▸ **Task description**
All lines below must be repeated exactly, with the pictures omitted.

▸ **Given information**
##########

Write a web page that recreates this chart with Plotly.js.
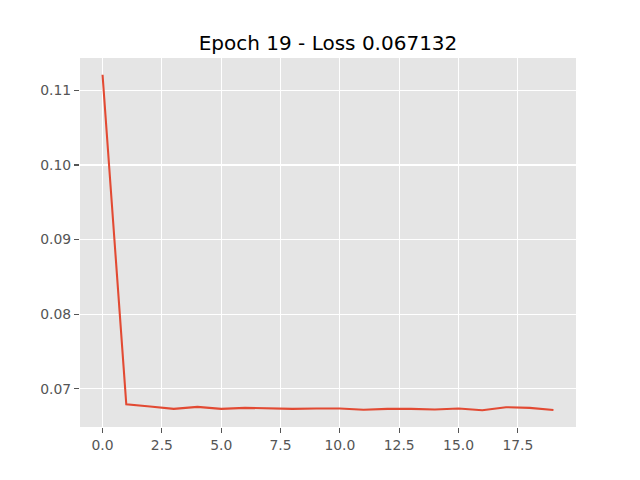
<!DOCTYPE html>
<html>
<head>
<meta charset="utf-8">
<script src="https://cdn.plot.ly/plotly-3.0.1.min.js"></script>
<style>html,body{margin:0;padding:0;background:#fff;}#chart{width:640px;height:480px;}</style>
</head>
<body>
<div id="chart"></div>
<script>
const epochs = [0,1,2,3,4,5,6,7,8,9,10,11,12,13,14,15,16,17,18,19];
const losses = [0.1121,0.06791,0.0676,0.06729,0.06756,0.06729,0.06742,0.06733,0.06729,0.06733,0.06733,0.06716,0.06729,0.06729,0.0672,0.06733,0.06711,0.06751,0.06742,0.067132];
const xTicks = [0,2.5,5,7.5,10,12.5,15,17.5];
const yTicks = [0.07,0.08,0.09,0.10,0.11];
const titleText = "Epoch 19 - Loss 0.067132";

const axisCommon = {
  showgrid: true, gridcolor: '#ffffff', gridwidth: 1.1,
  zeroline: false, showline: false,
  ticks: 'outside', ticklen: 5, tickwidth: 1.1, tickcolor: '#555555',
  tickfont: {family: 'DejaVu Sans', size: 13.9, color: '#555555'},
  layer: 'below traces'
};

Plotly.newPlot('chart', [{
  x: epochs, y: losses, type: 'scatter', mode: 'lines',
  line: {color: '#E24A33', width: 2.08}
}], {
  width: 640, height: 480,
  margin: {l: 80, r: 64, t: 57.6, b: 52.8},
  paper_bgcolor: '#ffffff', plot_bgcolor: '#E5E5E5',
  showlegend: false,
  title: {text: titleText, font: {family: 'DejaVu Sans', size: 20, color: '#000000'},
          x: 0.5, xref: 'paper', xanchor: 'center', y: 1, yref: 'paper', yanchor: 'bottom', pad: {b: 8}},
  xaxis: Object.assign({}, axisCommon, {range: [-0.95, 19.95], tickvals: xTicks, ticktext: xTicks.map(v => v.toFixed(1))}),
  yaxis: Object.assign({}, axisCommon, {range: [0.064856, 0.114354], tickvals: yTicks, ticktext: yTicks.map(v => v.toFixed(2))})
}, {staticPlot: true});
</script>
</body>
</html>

##########

▸ **Worked solution**
Write a web page that recreates this chart with Plotly.js.
<!DOCTYPE html>
<html>
<head>
<meta charset="utf-8">
<script src="https://cdn.plot.ly/plotly-3.0.1.min.js"></script>
<style>html,body{margin:0;padding:0;background:#fff;}#chart{width:640px;height:480px;}</style>
</head>
<body>
<div id="chart"></div>
<script>
const epochs = [0,1,2,3,4,5,6,7,8,9,10,11,12,13,14,15,16,17,18,19];
const losses = [0.1121,0.06791,0.0676,0.06729,0.06756,0.06729,0.06742,0.06733,0.06729,0.06733,0.06733,0.06716,0.06729,0.06729,0.0672,0.06733,0.06711,0.06751,0.06742,0.067132];
const xTicks = [0,2.5,5,7.5,10,12.5,15,17.5];
const yTicks = [0.07,0.08,0.09,0.10,0.11];
const titleText = "Epoch 19 - Loss 0.067132";

const axisCommon = {
  showgrid: true, gridcolor: '#ffffff', gridwidth: 1.1,
  zeroline: false, showline: false,
  ticks: 'outside', ticklen: 5, tickwidth: 1.1, tickcolor: '#555555',
  tickfont: {family: 'DejaVu Sans', size: 13.9, color: '#555555'},
  layer: 'below traces'
};

Plotly.newPlot('chart', [{
  x: epochs, y: losses, type: 'scatter', mode: 'lines',
  line: {color: '#E24A33', width: 2.08}
}], {
  width: 640, height: 480,
  margin: {l: 80, r: 64, t: 57.6, b: 52.8},
  paper_bgcolor: '#ffffff', plot_bgcolor: '#E5E5E5',
  showlegend: false,
  title: {text: titleText, font: {family: 'DejaVu Sans', size: 20, color: '#000000'},
          x: 0.5, xref: 'paper', xanchor: 'center', y: 1, yref: 'paper', yanchor: 'bottom', pad: {b: 8}},
  xaxis: Object.assign({}, axisCommon, {range: [-0.95, 19.95], tickvals: xTicks, ticktext: xTicks.map(v => v.toFixed(1))}),
  yaxis: Object.assign({}, axisCommon, {range: [0.064856, 0.114354], tickvals: yTicks, ticktext: yTicks.map(v => v.toFixed(2))})
}, {staticPlot: true});
</script>
</body>
</html>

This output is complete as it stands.